Contactless optical spinning tweezers with tunable rotation frequency

TL;DR

This paper introduces a simple fibered optical probe design that enables contactless trapping and mechanical rotation of nanoparticles with highly tunable frequencies, suitable for harsh environments and miniaturized applications.

Contribution

A novel fibered optical probe design that achieves stable contactless nanoparticle trapping and tunable rotation frequencies through polarization conversion.

Findings

Stable trapping in non-contact regime demonstrated.

Rotation frequencies tunable up to 45 Hz in water and 5.3 MHz in air.

Efficient polarization conversion with simple geometry tip.

Abstract

Advances in optical trapping design principles have led to tremendous progress in manipulating nanoparticles (NPs) with diverse functionalities in different environments using bulky systems. However, efficient control and manipulation of NPs in harsh environments require a careful design of contactless optical tweezers.
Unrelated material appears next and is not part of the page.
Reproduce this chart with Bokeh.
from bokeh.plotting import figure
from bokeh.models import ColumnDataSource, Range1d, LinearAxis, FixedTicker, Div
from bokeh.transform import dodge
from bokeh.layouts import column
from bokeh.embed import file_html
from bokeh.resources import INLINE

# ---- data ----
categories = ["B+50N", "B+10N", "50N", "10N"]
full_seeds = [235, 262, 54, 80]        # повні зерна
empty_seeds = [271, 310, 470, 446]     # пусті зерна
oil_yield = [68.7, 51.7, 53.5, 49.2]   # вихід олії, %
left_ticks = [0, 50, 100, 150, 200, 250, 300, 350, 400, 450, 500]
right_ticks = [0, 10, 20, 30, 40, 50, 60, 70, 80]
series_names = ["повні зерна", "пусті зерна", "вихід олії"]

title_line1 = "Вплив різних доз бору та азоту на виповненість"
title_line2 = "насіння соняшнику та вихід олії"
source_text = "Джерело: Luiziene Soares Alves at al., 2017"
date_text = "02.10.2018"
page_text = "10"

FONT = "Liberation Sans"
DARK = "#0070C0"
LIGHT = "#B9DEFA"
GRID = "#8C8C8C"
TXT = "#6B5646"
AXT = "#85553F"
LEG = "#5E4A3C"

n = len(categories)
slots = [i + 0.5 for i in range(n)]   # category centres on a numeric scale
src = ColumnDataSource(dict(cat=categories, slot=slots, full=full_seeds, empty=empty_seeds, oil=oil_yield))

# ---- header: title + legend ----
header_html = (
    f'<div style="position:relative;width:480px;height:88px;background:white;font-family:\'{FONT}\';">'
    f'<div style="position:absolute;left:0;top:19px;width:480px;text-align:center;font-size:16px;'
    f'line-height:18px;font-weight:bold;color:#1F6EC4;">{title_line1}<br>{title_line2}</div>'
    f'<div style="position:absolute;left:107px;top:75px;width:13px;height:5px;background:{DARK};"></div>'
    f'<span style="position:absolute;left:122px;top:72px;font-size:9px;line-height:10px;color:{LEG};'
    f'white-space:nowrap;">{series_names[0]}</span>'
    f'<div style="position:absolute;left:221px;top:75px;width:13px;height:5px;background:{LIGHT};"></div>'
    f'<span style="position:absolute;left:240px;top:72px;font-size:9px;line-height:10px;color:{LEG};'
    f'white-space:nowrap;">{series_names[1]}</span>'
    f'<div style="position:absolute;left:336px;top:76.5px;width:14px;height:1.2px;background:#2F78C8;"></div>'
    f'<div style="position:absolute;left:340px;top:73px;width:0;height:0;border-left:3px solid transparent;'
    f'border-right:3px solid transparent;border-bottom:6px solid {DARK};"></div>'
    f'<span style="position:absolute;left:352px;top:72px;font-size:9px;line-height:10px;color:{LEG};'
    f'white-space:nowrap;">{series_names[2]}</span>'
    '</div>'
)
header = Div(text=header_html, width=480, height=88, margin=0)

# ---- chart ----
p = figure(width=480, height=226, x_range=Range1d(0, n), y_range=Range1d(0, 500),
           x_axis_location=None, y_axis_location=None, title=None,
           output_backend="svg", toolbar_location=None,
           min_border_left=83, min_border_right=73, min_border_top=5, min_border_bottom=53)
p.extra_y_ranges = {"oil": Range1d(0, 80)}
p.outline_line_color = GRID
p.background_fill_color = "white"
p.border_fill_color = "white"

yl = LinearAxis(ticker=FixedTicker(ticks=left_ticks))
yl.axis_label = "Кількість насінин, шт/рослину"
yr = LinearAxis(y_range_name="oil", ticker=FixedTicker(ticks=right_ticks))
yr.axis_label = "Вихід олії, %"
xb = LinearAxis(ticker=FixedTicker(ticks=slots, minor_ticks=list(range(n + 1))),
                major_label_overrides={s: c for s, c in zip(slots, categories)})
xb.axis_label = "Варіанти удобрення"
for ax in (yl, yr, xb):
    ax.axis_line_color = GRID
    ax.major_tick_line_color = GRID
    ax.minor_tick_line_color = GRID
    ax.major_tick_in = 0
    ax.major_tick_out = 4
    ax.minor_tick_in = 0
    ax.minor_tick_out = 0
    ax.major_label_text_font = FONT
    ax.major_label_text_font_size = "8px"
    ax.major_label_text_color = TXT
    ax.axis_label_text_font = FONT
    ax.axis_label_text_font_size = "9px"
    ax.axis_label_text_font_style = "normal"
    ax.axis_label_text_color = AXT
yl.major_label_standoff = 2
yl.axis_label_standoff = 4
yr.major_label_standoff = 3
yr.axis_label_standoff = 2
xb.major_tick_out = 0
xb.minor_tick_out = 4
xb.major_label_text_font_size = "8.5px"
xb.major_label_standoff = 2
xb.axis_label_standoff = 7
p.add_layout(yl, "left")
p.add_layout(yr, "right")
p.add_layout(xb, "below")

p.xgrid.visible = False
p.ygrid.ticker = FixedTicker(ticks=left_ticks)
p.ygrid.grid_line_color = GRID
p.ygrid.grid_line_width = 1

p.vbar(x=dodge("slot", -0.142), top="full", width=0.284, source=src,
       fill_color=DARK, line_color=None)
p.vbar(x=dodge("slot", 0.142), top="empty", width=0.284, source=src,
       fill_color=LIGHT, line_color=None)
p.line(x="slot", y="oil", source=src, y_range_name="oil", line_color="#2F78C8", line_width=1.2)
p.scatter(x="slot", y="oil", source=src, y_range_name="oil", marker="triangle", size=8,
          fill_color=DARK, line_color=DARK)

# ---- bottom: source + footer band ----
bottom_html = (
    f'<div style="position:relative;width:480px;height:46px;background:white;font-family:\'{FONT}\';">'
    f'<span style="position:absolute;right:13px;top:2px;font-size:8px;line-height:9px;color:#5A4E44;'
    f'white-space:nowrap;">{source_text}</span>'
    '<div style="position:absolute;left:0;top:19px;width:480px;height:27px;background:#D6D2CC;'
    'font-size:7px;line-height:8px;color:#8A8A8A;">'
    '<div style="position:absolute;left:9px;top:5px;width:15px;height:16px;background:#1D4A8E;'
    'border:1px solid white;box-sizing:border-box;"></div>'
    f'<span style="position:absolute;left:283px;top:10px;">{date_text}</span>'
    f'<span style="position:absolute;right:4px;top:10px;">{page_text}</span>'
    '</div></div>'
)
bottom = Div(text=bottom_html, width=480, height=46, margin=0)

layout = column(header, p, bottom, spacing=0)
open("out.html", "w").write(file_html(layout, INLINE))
Here, we propose a simple design of a fibered optical probe allowing the trapping of dielectric NPs in a contactless regime as well as a transfer of the angular momentum of light to the NP inducing its mechanical rotation. A polarization conversion from linear (guided fundamental mode) to circular one is provoked geometrically by breaking the cylindrical symmetry of a coaxial nano-aperture that is engraved at the apex of a tapered metal coated optical fiber. Numerical simulations show that this simple geometry tip allows powerful light transmission with efficient polarization conversion. This guarantees a very stable trapping in non-contact regime together with potentially highly tunable positive or negative rotation frequencies (up to 45~Hz in water and 5.3 MHz in air for 10 mW injected power in the fiber). This type of fiber probe opens the way to a new generation of miniaturized tools for total manipulation (trapping, sorting, spinning) of NPs.